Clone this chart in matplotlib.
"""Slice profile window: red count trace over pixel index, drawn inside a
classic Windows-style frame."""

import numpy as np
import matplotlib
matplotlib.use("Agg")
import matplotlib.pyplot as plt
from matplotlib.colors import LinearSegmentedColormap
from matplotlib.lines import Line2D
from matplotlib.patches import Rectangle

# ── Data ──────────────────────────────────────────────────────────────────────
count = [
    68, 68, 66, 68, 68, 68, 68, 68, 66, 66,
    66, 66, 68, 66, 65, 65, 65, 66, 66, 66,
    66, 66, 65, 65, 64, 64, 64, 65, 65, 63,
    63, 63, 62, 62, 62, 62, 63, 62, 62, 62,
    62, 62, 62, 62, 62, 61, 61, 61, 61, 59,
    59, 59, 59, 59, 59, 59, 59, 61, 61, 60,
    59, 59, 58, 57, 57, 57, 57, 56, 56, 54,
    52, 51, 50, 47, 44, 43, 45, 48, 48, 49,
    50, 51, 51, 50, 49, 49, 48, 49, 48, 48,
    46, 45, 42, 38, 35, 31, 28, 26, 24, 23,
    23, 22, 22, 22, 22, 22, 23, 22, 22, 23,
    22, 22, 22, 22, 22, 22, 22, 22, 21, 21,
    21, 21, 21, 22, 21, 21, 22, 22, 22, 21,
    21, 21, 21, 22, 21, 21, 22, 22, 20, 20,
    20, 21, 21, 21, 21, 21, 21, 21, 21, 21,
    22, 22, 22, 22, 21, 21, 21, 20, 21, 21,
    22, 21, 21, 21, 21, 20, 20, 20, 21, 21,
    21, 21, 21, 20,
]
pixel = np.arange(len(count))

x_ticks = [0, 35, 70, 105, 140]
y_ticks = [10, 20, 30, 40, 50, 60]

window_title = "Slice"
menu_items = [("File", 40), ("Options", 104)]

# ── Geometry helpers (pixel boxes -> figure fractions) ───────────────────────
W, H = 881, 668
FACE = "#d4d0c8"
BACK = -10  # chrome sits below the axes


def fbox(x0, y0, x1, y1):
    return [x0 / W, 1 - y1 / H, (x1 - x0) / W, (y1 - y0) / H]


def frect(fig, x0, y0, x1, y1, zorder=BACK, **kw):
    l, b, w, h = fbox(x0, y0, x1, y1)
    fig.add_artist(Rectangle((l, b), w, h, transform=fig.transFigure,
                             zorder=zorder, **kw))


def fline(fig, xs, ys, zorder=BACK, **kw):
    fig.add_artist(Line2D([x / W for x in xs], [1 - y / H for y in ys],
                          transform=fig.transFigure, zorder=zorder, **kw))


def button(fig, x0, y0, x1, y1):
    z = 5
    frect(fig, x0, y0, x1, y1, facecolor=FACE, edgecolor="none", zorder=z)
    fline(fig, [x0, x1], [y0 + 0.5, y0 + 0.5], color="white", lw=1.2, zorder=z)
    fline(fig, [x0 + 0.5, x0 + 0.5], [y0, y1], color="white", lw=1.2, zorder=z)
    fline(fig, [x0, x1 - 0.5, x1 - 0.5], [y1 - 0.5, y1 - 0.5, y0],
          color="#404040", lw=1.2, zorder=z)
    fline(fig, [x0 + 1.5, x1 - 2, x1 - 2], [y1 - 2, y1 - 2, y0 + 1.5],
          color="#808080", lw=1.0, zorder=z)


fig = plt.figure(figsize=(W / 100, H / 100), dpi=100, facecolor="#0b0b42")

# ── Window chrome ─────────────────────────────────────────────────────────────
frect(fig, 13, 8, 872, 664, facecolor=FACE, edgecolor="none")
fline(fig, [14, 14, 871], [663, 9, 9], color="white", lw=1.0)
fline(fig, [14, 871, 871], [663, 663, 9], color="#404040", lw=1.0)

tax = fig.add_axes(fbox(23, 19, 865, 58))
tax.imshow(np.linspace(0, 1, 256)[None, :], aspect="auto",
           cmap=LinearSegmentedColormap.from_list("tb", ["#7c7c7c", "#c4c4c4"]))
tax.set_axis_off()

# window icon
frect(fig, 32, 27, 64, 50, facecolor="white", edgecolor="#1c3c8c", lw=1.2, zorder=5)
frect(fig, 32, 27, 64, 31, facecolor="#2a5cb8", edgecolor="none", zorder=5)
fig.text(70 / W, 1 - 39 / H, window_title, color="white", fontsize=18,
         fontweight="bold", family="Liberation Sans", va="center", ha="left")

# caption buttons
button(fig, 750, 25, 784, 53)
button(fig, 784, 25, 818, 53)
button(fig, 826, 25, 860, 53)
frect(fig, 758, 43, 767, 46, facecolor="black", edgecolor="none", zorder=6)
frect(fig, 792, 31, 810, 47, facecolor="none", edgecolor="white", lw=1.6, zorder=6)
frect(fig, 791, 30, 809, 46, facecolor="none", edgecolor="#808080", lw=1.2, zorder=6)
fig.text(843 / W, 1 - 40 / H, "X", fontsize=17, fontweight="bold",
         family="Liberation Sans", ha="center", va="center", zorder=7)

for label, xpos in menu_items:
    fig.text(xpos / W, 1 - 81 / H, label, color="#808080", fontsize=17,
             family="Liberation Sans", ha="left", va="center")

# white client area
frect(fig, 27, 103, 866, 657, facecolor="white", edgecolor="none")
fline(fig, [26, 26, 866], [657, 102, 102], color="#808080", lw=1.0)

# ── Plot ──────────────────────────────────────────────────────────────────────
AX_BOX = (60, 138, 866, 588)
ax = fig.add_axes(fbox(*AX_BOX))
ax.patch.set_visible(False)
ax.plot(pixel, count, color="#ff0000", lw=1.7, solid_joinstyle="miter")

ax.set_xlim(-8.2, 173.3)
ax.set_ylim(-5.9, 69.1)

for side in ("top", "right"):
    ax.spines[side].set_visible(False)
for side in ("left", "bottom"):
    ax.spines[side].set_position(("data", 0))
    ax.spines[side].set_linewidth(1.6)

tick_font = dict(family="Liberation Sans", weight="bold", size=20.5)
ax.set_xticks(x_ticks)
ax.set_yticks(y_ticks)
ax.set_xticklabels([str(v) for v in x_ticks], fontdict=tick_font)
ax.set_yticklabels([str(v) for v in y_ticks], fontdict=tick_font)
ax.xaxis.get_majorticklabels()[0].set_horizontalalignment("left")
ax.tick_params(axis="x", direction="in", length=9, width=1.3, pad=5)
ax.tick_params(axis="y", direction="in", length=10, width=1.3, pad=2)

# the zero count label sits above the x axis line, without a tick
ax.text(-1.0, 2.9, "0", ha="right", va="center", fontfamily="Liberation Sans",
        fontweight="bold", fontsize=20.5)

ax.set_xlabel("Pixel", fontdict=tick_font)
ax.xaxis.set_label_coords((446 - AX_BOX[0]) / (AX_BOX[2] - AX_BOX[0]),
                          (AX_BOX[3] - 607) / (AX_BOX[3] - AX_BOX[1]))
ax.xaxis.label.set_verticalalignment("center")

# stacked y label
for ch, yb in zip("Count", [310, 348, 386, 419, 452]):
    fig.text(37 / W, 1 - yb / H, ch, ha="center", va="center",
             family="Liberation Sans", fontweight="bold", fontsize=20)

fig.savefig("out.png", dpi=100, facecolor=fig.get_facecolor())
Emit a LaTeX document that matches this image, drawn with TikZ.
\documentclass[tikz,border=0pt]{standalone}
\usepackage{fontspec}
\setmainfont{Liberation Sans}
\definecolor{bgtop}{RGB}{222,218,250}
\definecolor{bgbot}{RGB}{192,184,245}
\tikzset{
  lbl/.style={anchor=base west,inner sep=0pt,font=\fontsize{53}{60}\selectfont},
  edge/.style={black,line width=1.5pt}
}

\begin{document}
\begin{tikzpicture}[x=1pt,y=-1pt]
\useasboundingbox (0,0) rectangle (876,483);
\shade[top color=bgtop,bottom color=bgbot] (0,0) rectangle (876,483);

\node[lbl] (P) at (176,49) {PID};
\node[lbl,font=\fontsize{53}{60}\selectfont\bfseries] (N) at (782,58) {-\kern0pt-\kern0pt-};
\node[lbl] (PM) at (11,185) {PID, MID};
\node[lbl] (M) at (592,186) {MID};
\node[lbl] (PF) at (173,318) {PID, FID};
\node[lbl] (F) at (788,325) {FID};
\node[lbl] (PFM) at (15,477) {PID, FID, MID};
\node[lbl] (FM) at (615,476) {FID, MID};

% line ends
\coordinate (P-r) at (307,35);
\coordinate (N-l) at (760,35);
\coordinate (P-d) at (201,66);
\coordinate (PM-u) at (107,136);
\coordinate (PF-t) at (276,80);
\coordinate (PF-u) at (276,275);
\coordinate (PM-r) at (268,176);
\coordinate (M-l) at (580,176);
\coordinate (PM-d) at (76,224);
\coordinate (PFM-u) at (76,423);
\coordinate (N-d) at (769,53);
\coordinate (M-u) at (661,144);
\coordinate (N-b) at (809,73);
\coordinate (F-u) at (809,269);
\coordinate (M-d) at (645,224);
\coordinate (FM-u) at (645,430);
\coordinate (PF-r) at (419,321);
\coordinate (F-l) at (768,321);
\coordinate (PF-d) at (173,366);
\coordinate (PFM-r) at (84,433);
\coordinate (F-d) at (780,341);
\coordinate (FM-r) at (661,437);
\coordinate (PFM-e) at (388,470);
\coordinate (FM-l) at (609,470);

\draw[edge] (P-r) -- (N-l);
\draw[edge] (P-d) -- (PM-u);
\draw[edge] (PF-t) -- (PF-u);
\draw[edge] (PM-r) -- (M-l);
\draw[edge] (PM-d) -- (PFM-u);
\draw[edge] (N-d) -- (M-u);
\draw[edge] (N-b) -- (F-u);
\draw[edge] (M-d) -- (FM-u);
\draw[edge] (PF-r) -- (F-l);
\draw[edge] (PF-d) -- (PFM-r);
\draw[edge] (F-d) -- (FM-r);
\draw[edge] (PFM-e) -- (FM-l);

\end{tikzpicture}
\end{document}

========

• [Job]:
Write out, exactly as they stand, the lines from the one containing "Emit a LaTeX" through the one containing "(FM) at (615,476)", both ends included.

• [Response]:
Emit a LaTeX document that matches this image, drawn with TikZ.
\documentclass[tikz,border=0pt]{standalone}
\usepackage{fontspec}
\setmainfont{Liberation Sans}
\definecolor{bgtop}{RGB}{222,218,250}
\definecolor{bgbot}{RGB}{192,184,245}
\tikzset{
  lbl/.style={anchor=base west,inner sep=0pt,font=\fontsize{53}{60}\selectfont},
  edge/.style={black,line width=1.5pt}
}

\begin{document}
\begin{tikzpicture}[x=1pt,y=-1pt]
\useasboundingbox (0,0) rectangle (876,483);
\shade[top color=bgtop,bottom color=bgbot] (0,0) rectangle (876,483);

\node[lbl] (P) at (176,49) {PID};
\node[lbl,font=\fontsize{53}{60}\selectfont\bfseries] (N) at (782,58) {-\kern0pt-\kern0pt-};
\node[lbl] (PM) at (11,185) {PID, MID};
\node[lbl] (M) at (592,186) {MID};
\node[lbl] (PF) at (173,318) {PID, FID};
\node[lbl] (F) at (788,325) {FID};
\node[lbl] (PFM) at (15,477) {PID, FID, MID};
\node[lbl] (FM) at (615,476) {FID, MID};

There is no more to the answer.